Restaurant Review: Il Pittore


Il Pittore
2025 Sansom Street,
215-391-4900

Three stars.

Cuisine: Modern Italian.
Entrée prices: $25 to $32.

“I may have set myself up,” Chris Painter reckons.

Il Pittore’s chef could be referring to many things: the fact that his new restaurant is one of the priciest since the bubble burst. The fact that he’s dubbed it, self-referentially, “The Painter”—hardly a modest claim in the language da Vinci spoke. Or the fact that the longtime culinary director for Stephen Starr has created a singularly mellow, even restrained white-tablecloth place.

But what he’s actually talking about is pasta. “Everyone in America is obsessed with rolling everything paper-thin. It’s so soft that it gets all stuck together. And everywhere I went in Italy—from mom-and-pop places to Michelin three-stars—the silken thing, I just wasn’t seeing.”

So his duck agnolotti, draped with juniper-cured duck prosciutto­, have more al dente resilience than the delicate pillows at Vetri. His corzetti resist your teeth ever so slightly more than the luscious goat meat laid atop them. It’s a finely calibrated departure from the entrenched ideal of pasta soft enough for a bare-gummed eight-month-old—less the work of a contrarian than of a chef attuned to the way small differences add up. And if you’re willing to put that ideal on trial, you’ll find plenty to like about Painter’s approach. (It’s enabled by a pasta machine whose souped-up motor can push a drier dough through the rollers—achieving sheets that while still very thin emerge with a “laminated” texture.)

For one thing, the textural diversity—from soft gnocchetti dressed with blue crabs pureed in the shell, then pressed through a chinoise and married with sea-urchin cream, to clam-and-shrimp-strewn paccheri tubes whose thick walls retain a robust chew—makes the pasta course truly worth sharing around the table.

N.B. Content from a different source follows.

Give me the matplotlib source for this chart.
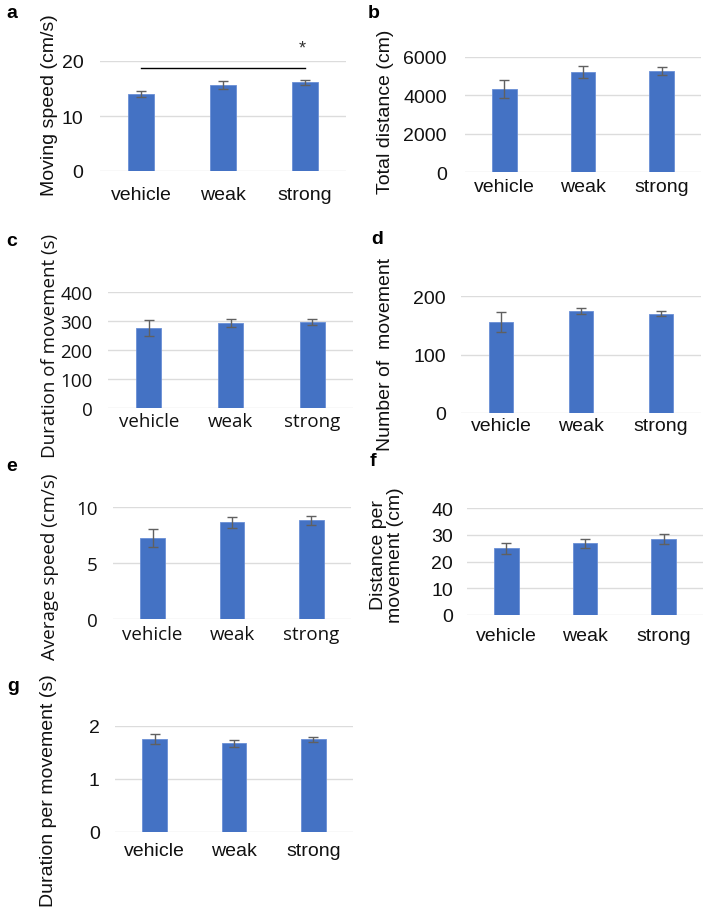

For another, Painter’s slow-cooked meats are all the silkiness you need. There are veal cheeks here with buttered beef marrow, blood-orange marmalade melting into them in a dance of citric tang and sweetness—the best I’ve ever had. So, too, the four-day suckling pig: cured, basted, boned, pressed flat under weights, and finally coaxed to a crisp-skinned perfection. No two ways about it: The guy has a way with baby mammals.

But not all is tradition at Il Pittore. Modern touches abound, like cod getting smoke-gunned right before being plated over saffron bacala. Prosecco jelly perks up a foie gras mousse. Beet juice floating on spicy Sicilian olive oil makes a scallop crudo almost too, well, painterly to disturb. The Italian wine list is encyclopedic—though it requires an expense account to explore. And that’s a shame, because with cooking born of such disciplined and subtle creativity, Il Pittore isn’t a place where you want to hold back.